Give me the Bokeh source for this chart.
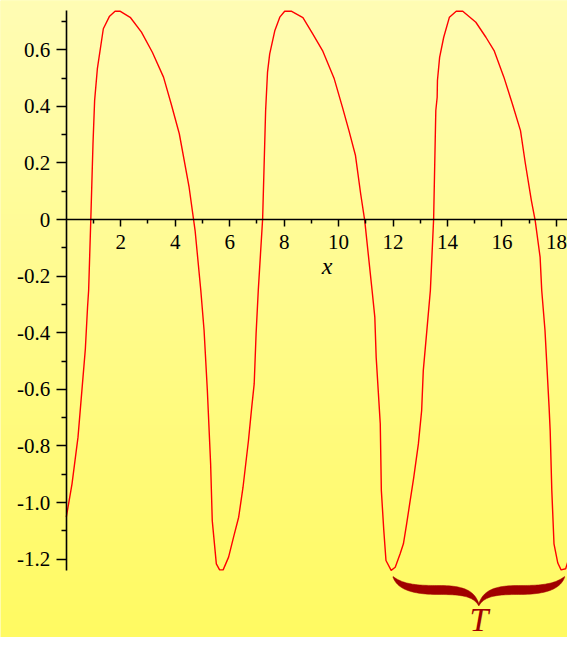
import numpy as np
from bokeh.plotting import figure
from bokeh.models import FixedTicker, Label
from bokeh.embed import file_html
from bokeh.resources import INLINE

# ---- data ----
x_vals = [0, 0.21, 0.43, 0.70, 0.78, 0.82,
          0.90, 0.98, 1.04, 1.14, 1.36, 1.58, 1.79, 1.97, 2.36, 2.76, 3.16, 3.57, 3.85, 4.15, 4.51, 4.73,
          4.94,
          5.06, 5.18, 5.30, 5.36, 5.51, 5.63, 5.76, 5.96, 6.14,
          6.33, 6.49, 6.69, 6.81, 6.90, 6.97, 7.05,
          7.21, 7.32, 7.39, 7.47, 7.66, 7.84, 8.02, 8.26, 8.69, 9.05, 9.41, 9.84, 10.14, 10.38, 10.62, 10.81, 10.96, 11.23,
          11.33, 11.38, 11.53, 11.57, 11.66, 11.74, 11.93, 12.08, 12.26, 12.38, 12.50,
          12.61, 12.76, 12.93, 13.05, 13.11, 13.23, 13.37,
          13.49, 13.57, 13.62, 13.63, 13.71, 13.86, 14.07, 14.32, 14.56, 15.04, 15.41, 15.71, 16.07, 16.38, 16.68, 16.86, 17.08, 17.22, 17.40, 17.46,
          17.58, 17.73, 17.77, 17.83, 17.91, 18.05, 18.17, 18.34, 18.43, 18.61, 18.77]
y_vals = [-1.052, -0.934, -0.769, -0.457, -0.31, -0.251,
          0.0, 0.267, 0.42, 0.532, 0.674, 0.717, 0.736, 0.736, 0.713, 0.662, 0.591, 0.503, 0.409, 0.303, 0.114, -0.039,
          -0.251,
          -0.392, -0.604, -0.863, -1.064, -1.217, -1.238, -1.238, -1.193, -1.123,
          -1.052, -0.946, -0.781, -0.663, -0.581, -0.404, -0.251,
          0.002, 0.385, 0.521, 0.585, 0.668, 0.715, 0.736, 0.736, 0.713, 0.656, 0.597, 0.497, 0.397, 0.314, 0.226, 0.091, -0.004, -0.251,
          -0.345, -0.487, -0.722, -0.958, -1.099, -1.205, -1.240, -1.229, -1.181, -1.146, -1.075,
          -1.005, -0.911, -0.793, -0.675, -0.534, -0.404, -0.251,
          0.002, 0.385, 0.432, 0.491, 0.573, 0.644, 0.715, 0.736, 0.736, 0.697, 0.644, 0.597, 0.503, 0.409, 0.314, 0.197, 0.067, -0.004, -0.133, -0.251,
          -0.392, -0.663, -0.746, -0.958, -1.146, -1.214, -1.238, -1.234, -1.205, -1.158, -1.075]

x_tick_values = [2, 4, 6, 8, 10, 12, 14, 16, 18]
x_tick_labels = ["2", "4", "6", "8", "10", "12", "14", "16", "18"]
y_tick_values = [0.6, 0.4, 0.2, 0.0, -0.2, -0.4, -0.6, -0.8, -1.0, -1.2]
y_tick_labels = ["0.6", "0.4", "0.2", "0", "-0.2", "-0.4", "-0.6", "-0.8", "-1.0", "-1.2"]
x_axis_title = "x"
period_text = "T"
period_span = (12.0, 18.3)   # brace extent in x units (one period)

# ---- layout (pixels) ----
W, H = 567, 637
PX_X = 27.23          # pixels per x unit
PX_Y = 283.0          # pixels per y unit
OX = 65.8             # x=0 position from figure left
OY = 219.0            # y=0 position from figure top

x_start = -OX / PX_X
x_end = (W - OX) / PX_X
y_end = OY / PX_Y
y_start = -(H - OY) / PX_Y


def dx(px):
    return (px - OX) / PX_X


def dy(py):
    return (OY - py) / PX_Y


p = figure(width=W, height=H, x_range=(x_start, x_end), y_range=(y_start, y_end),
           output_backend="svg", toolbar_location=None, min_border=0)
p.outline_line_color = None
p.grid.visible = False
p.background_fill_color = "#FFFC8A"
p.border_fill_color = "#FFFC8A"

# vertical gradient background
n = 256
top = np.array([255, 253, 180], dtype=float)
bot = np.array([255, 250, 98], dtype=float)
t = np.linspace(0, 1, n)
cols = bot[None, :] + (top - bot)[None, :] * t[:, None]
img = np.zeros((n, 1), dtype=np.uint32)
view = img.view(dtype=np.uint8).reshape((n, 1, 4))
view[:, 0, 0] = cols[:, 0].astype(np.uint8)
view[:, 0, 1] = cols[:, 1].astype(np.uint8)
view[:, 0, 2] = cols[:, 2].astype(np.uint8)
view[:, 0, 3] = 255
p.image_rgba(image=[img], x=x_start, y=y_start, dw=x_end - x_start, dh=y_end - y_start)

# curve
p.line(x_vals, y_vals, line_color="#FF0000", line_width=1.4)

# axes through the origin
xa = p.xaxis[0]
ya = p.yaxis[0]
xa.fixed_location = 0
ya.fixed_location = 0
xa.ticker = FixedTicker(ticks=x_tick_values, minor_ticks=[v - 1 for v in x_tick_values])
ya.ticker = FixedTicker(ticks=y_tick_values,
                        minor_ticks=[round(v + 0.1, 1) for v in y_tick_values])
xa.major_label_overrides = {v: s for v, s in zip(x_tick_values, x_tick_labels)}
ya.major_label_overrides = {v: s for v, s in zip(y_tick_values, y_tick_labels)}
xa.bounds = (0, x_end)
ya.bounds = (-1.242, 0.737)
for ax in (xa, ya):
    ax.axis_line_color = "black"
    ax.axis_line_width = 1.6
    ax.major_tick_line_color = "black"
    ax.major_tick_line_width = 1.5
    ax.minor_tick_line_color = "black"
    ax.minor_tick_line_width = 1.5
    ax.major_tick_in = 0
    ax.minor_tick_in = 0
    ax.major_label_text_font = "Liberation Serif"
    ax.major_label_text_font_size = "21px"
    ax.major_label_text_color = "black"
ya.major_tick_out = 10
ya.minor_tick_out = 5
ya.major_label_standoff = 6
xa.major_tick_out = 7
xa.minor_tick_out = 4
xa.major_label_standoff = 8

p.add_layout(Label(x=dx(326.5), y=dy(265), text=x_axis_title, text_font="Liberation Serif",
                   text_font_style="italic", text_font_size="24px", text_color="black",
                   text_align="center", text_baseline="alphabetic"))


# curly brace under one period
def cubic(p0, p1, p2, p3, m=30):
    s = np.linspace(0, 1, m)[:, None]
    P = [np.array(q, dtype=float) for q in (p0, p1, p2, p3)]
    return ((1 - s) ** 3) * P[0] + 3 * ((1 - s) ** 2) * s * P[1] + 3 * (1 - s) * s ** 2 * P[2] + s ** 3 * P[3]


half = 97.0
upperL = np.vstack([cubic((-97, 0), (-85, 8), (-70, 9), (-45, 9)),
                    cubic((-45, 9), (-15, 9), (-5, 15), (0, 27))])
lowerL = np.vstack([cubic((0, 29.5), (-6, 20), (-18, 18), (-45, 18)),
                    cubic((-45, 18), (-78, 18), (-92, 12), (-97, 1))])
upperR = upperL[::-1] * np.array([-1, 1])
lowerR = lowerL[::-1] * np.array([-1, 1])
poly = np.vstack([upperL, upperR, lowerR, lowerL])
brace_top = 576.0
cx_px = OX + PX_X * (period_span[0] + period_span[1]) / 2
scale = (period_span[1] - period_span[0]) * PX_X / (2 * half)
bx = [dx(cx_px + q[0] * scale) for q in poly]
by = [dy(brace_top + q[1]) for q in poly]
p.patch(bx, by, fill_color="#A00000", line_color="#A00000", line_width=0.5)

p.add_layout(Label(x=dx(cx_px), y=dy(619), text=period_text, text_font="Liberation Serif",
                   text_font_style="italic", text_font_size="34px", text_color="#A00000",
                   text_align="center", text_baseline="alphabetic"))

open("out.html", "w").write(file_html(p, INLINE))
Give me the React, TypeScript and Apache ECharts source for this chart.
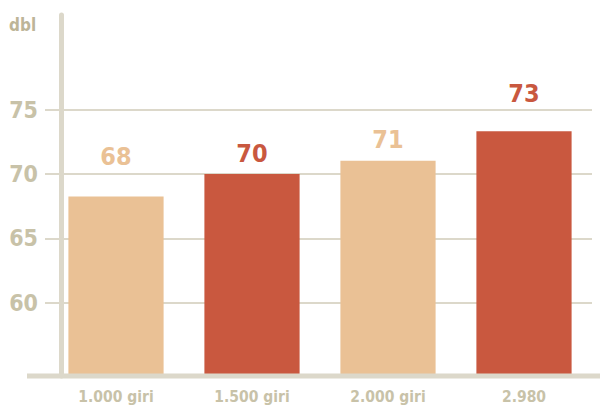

* **Exercise requirements**: Nothing but the lines from the start of the records above through the line with "from bokeh.resources import INLINE" should be retyped, each exactly as written; leave out all pictures.

* **Expected answer**:
Give me the Bokeh source for this chart.
import numpy as np
from bokeh.plotting import figure
from bokeh.models import FixedTicker, Label
from bokeh.embed import file_html
from bokeh.resources import INLINE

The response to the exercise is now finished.